## DIRECTIVE
Copy all of the material exactly. Pictures are not to appear in the copy.

═══

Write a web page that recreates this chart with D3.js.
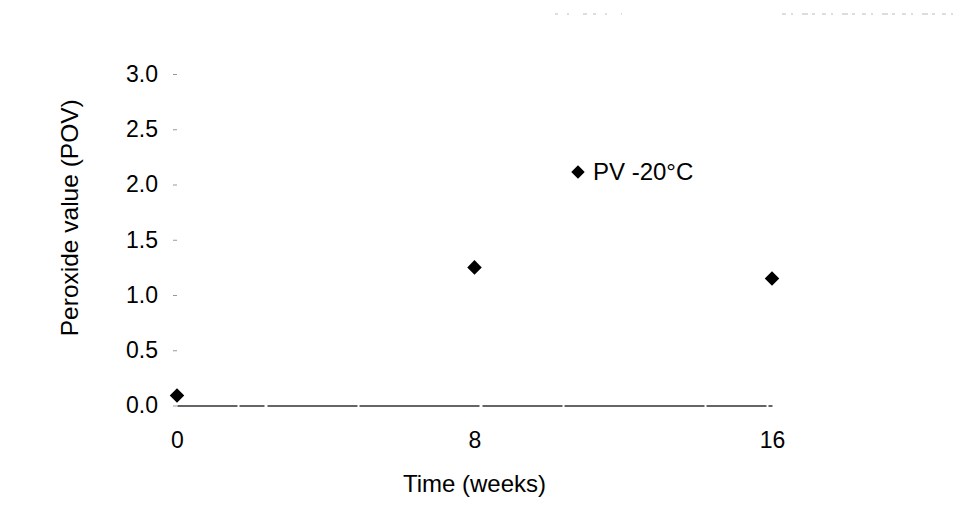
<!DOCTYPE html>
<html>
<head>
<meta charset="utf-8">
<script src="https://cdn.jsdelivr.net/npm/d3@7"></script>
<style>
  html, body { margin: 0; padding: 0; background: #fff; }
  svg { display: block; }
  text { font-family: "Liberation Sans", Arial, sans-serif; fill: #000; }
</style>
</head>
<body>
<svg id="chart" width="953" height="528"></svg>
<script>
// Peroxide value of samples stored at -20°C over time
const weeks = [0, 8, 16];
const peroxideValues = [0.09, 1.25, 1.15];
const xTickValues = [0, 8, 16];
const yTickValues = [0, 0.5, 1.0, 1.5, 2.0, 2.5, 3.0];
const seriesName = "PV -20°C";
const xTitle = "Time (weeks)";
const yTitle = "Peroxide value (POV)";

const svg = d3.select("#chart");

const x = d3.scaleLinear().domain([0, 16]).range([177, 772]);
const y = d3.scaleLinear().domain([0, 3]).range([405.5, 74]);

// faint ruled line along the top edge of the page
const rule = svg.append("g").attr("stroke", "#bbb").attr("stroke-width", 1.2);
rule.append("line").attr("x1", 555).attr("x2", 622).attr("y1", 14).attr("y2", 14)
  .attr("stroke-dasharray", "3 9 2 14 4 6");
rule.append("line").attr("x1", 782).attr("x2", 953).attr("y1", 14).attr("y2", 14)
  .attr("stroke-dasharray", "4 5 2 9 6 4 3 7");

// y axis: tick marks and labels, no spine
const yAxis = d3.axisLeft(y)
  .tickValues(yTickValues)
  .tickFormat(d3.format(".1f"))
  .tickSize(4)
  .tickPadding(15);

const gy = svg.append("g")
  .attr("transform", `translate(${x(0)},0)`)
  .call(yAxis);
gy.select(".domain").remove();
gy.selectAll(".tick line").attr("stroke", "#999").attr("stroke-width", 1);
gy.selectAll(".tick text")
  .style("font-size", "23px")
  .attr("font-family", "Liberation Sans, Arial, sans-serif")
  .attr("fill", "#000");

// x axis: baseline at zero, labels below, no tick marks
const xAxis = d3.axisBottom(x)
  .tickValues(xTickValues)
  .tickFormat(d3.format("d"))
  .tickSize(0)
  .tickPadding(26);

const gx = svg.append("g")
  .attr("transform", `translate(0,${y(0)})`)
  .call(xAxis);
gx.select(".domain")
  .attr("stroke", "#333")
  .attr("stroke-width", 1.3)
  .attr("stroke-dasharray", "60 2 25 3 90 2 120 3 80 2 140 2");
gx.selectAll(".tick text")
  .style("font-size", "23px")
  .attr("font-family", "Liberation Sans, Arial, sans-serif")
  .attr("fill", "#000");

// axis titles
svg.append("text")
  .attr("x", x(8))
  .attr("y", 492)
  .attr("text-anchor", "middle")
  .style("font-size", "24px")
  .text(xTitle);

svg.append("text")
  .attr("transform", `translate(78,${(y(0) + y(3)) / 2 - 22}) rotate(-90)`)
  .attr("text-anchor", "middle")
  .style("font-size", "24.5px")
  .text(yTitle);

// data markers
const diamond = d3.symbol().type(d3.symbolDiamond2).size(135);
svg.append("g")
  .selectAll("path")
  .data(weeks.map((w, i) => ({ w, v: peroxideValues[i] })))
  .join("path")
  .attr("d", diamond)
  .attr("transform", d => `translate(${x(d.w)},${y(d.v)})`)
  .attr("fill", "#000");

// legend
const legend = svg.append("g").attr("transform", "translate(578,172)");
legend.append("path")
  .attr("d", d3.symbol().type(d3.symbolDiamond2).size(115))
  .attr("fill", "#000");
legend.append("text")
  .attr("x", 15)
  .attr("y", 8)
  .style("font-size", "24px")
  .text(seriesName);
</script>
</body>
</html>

═══

## ANSWER TO THIS TASK
Write a web page that recreates this chart with D3.js.
<!DOCTYPE html>
<html>
<head>
<meta charset="utf-8">
<script src="https://cdn.jsdelivr.net/npm/d3@7"></script>
<style>
  html, body { margin: 0; padding: 0; background: #fff; }
  svg { display: block; }
  text { font-family: "Liberation Sans", Arial, sans-serif; fill: #000; }
</style>
</head>
<body>
<svg id="chart" width="953" height="528"></svg>
<script>
// Peroxide value of samples stored at -20°C over time
const weeks = [0, 8, 16];
const peroxideValues = [0.09, 1.25, 1.15];
const xTickValues = [0, 8, 16];
const yTickValues = [0, 0.5, 1.0, 1.5, 2.0, 2.5, 3.0];
const seriesName = "PV -20°C";
const xTitle = "Time (weeks)";
const yTitle = "Peroxide value (POV)";

const svg = d3.select("#chart");

const x = d3.scaleLinear().domain([0, 16]).range([177, 772]);
const y = d3.scaleLinear().domain([0, 3]).range([405.5, 74]);

// faint ruled line along the top edge of the page
const rule = svg.append("g").attr("stroke", "#bbb").attr("stroke-width", 1.2);
rule.append("line").attr("x1", 555).attr("x2", 622).attr("y1", 14).attr("y2", 14)
  .attr("stroke-dasharray", "3 9 2 14 4 6");
rule.append("line").attr("x1", 782).attr("x2", 953).attr("y1", 14).attr("y2", 14)
  .attr("stroke-dasharray", "4 5 2 9 6 4 3 7");

// y axis: tick marks and labels, no spine
const yAxis = d3.axisLeft(y)
  .tickValues(yTickValues)
  .tickFormat(d3.format(".1f"))
  .tickSize(4)
  .tickPadding(15);

const gy = svg.append("g")
  .attr("transform", `translate(${x(0)},0)`)
  .call(yAxis);
gy.select(".domain").remove();
gy.selectAll(".tick line").attr("stroke", "#999").attr("stroke-width", 1);
gy.selectAll(".tick text")
  .style("font-size", "23px")
  .attr("font-family", "Liberation Sans, Arial, sans-serif")
  .attr("fill", "#000");

// x axis: baseline at zero, labels below, no tick marks
const xAxis = d3.axisBottom(x)
  .tickValues(xTickValues)
  .tickFormat(d3.format("d"))
  .tickSize(0)
  .tickPadding(26);

const gx = svg.append("g")
  .attr("transform", `translate(0,${y(0)})`)
  .call(xAxis);
gx.select(".domain")
  .attr("stroke", "#333")
  .attr("stroke-width", 1.3)
  .attr("stroke-dasharray", "60 2 25 3 90 2 120 3 80 2 140 2");
gx.selectAll(".tick text")
  .style("font-size", "23px")
  .attr("font-family", "Liberation Sans, Arial, sans-serif")
  .attr("fill", "#000");

// axis titles
svg.append("text")
  .attr("x", x(8))
  .attr("y", 492)
  .attr("text-anchor", "middle")
  .style("font-size", "24px")
  .text(xTitle);

svg.append("text")
  .attr("transform", `translate(78,${(y(0) + y(3)) / 2 - 22}) rotate(-90)`)
  .attr("text-anchor", "middle")
  .style("font-size", "24.5px")
  .text(yTitle);

// data markers
const diamond = d3.symbol().type(d3.symbolDiamond2).size(135);
svg.append("g")
  .selectAll("path")
  .data(weeks.map((w, i) => ({ w, v: peroxideValues[i] })))
  .join("path")
  .attr("d", diamond)
  .attr("transform", d => `translate(${x(d.w)},${y(d.v)})`)
  .attr("fill", "#000");

// legend
const legend = svg.append("g").attr("transform", "translate(578,172)");
legend.append("path")
  .attr("d", d3.symbol().type(d3.symbolDiamond2).size(115))
  .attr("fill", "#000");
legend.append("text")
  .attr("x", 15)
  .attr("y", 8)
  .style("font-size", "24px")
  .text(seriesName);
</script>
</body>
</html>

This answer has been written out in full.